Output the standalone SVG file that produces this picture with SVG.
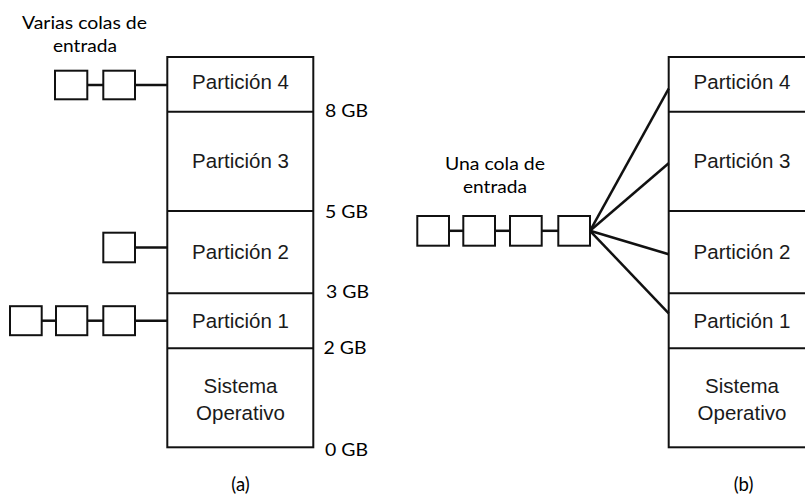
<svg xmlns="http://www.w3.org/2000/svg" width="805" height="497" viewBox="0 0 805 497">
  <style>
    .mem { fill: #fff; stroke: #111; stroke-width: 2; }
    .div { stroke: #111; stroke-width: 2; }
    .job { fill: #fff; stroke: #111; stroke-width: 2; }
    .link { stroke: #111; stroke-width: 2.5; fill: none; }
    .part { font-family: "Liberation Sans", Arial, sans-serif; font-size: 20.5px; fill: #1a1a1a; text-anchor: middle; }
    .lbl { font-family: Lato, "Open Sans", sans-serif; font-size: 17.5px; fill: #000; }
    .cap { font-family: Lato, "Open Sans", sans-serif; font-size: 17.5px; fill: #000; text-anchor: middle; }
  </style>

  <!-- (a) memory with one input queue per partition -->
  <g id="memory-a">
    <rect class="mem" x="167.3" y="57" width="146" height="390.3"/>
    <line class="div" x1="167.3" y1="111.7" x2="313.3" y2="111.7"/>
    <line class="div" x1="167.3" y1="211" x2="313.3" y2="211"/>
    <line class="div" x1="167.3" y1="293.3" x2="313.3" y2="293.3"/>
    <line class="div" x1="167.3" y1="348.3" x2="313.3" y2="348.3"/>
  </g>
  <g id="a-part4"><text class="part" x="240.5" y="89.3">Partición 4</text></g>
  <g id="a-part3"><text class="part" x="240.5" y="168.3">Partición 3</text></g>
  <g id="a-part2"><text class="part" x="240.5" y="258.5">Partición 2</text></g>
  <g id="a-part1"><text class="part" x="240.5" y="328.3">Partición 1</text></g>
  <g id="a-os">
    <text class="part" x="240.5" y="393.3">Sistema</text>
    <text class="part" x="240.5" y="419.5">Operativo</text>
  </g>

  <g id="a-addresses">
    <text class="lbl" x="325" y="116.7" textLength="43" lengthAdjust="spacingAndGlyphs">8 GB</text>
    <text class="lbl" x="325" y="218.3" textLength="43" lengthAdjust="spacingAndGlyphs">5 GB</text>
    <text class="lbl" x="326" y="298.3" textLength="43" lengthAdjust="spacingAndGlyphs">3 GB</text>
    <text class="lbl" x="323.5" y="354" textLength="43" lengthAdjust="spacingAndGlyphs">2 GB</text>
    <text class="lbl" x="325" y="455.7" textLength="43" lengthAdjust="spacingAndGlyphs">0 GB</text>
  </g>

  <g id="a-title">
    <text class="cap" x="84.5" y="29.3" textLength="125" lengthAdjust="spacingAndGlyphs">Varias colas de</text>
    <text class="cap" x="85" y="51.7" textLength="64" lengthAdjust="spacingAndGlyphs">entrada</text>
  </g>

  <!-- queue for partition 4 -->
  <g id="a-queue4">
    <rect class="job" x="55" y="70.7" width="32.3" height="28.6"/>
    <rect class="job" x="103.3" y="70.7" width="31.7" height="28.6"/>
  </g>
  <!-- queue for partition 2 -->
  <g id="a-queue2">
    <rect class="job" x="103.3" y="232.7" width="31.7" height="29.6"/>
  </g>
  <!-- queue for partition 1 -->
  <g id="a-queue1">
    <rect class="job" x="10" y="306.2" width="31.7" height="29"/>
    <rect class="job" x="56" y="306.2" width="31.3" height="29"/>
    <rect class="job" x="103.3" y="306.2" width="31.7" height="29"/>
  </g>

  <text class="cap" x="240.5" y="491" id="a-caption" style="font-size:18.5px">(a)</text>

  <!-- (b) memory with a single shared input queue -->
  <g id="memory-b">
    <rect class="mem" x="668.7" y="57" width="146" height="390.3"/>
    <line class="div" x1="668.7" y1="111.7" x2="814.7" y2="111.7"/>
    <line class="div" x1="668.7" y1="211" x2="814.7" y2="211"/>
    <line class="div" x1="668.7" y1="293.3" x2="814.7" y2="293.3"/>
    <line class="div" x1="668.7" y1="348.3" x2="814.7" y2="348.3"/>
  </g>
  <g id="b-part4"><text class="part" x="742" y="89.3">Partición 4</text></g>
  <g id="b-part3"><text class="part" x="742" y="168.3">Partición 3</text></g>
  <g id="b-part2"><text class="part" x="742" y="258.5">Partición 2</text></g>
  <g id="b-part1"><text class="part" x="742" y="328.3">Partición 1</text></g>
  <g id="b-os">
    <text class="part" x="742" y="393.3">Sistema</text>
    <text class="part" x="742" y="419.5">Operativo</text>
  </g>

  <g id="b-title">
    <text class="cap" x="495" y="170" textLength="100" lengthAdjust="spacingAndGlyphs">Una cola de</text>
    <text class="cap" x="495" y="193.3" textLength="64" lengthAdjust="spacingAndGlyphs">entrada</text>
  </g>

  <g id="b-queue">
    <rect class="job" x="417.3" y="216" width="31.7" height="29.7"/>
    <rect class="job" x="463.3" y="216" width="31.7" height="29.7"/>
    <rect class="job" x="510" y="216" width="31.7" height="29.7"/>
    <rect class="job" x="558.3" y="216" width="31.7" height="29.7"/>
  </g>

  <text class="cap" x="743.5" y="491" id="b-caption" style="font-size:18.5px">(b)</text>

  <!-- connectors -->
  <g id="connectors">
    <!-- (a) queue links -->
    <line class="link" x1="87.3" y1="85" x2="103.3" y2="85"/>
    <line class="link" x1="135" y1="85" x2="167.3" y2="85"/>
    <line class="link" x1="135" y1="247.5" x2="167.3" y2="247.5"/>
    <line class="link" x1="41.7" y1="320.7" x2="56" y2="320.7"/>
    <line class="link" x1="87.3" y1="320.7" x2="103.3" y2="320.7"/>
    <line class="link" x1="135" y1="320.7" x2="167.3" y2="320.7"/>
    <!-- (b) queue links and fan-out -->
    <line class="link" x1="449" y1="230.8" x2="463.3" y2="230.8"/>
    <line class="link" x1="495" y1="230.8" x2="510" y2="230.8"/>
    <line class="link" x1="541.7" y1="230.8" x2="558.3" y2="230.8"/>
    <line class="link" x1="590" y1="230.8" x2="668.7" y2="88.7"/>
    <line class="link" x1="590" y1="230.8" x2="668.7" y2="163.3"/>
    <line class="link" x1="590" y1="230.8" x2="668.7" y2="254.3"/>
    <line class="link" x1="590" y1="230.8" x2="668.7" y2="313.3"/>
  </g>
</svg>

- - - - -

__Directions__
Repeat the data exactly, dropping every picture it holds.

__Reply to the task__
Output the standalone SVG file that produces this picture with SVG.
<svg xmlns="http://www.w3.org/2000/svg" width="805" height="497" viewBox="0 0 805 497">
  <style>
    .mem { fill: #fff; stroke: #111; stroke-width: 2; }
    .div { stroke: #111; stroke-width: 2; }
    .job { fill: #fff; stroke: #111; stroke-width: 2; }
    .link { stroke: #111; stroke-width: 2.5; fill: none; }
    .part { font-family: "Liberation Sans", Arial, sans-serif; font-size: 20.5px; fill: #1a1a1a; text-anchor: middle; }
    .lbl { font-family: Lato, "Open Sans", sans-serif; font-size: 17.5px; fill: #000; }
    .cap { font-family: Lato, "Open Sans", sans-serif; font-size: 17.5px; fill: #000; text-anchor: middle; }
  </style>

  <!-- (a) memory with one input queue per partition -->
  <g id="memory-a">
    <rect class="mem" x="167.3" y="57" width="146" height="390.3"/>
    <line class="div" x1="167.3" y1="111.7" x2="313.3" y2="111.7"/>
    <line class="div" x1="167.3" y1="211" x2="313.3" y2="211"/>
    <line class="div" x1="167.3" y1="293.3" x2="313.3" y2="293.3"/>
    <line class="div" x1="167.3" y1="348.3" x2="313.3" y2="348.3"/>
  </g>
  <g id="a-part4"><text class="part" x="240.5" y="89.3">Partición 4</text></g>
  <g id="a-part3"><text class="part" x="240.5" y="168.3">Partición 3</text></g>
  <g id="a-part2"><text class="part" x="240.5" y="258.5">Partición 2</text></g>
  <g id="a-part1"><text class="part" x="240.5" y="328.3">Partición 1</text></g>
  <g id="a-os">
    <text class="part" x="240.5" y="393.3">Sistema</text>
    <text class="part" x="240.5" y="419.5">Operativo</text>
  </g>

  <g id="a-addresses">
    <text class="lbl" x="325" y="116.7" textLength="43" lengthAdjust="spacingAndGlyphs">8 GB</text>
    <text class="lbl" x="325" y="218.3" textLength="43" lengthAdjust="spacingAndGlyphs">5 GB</text>
    <text class="lbl" x="326" y="298.3" textLength="43" lengthAdjust="spacingAndGlyphs">3 GB</text>
    <text class="lbl" x="323.5" y="354" textLength="43" lengthAdjust="spacingAndGlyphs">2 GB</text>
    <text class="lbl" x="325" y="455.7" textLength="43" lengthAdjust="spacingAndGlyphs">0 GB</text>
  </g>

  <g id="a-title">
    <text class="cap" x="84.5" y="29.3" textLength="125" lengthAdjust="spacingAndGlyphs">Varias colas de</text>
    <text class="cap" x="85" y="51.7" textLength="64" lengthAdjust="spacingAndGlyphs">entrada</text>
  </g>

  <!-- queue for partition 4 -->
  <g id="a-queue4">
    <rect class="job" x="55" y="70.7" width="32.3" height="28.6"/>
    <rect class="job" x="103.3" y="70.7" width="31.7" height="28.6"/>
  </g>
  <!-- queue for partition 2 -->
  <g id="a-queue2">
    <rect class="job" x="103.3" y="232.7" width="31.7" height="29.6"/>
  </g>
  <!-- queue for partition 1 -->
  <g id="a-queue1">
    <rect class="job" x="10" y="306.2" width="31.7" height="29"/>
    <rect class="job" x="56" y="306.2" width="31.3" height="29"/>
    <rect class="job" x="103.3" y="306.2" width="31.7" height="29"/>
  </g>

  <text class="cap" x="240.5" y="491" id="a-caption" style="font-size:18.5px">(a)</text>

  <!-- (b) memory with a single shared input queue -->
  <g id="memory-b">
    <rect class="mem" x="668.7" y="57" width="146" height="390.3"/>
    <line class="div" x1="668.7" y1="111.7" x2="814.7" y2="111.7"/>
    <line class="div" x1="668.7" y1="211" x2="814.7" y2="211"/>
    <line class="div" x1="668.7" y1="293.3" x2="814.7" y2="293.3"/>
    <line class="div" x1="668.7" y1="348.3" x2="814.7" y2="348.3"/>
  </g>
  <g id="b-part4"><text class="part" x="742" y="89.3">Partición 4</text></g>
  <g id="b-part3"><text class="part" x="742" y="168.3">Partición 3</text></g>
  <g id="b-part2"><text class="part" x="742" y="258.5">Partición 2</text></g>
  <g id="b-part1"><text class="part" x="742" y="328.3">Partición 1</text></g>
  <g id="b-os">
    <text class="part" x="742" y="393.3">Sistema</text>
    <text class="part" x="742" y="419.5">Operativo</text>
  </g>

  <g id="b-title">
    <text class="cap" x="495" y="170" textLength="100" lengthAdjust="spacingAndGlyphs">Una cola de</text>
    <text class="cap" x="495" y="193.3" textLength="64" lengthAdjust="spacingAndGlyphs">entrada</text>
  </g>

  <g id="b-queue">
    <rect class="job" x="417.3" y="216" width="31.7" height="29.7"/>
    <rect class="job" x="463.3" y="216" width="31.7" height="29.7"/>
    <rect class="job" x="510" y="216" width="31.7" height="29.7"/>
    <rect class="job" x="558.3" y="216" width="31.7" height="29.7"/>
  </g>

  <text class="cap" x="743.5" y="491" id="b-caption" style="font-size:18.5px">(b)</text>

  <!-- connectors -->
  <g id="connectors">
    <!-- (a) queue links -->
    <line class="link" x1="87.3" y1="85" x2="103.3" y2="85"/>
    <line class="link" x1="135" y1="85" x2="167.3" y2="85"/>
    <line class="link" x1="135" y1="247.5" x2="167.3" y2="247.5"/>
    <line class="link" x1="41.7" y1="320.7" x2="56" y2="320.7"/>
    <line class="link" x1="87.3" y1="320.7" x2="103.3" y2="320.7"/>
    <line class="link" x1="135" y1="320.7" x2="167.3" y2="320.7"/>
    <!-- (b) queue links and fan-out -->
    <line class="link" x1="449" y1="230.8" x2="463.3" y2="230.8"/>
    <line class="link" x1="495" y1="230.8" x2="510" y2="230.8"/>
    <line class="link" x1="541.7" y1="230.8" x2="558.3" y2="230.8"/>
    <line class="link" x1="590" y1="230.8" x2="668.7" y2="88.7"/>
    <line class="link" x1="590" y1="230.8" x2="668.7" y2="163.3"/>
    <line class="link" x1="590" y1="230.8" x2="668.7" y2="254.3"/>
    <line class="link" x1="590" y1="230.8" x2="668.7" y2="313.3"/>
  </g>
</svg>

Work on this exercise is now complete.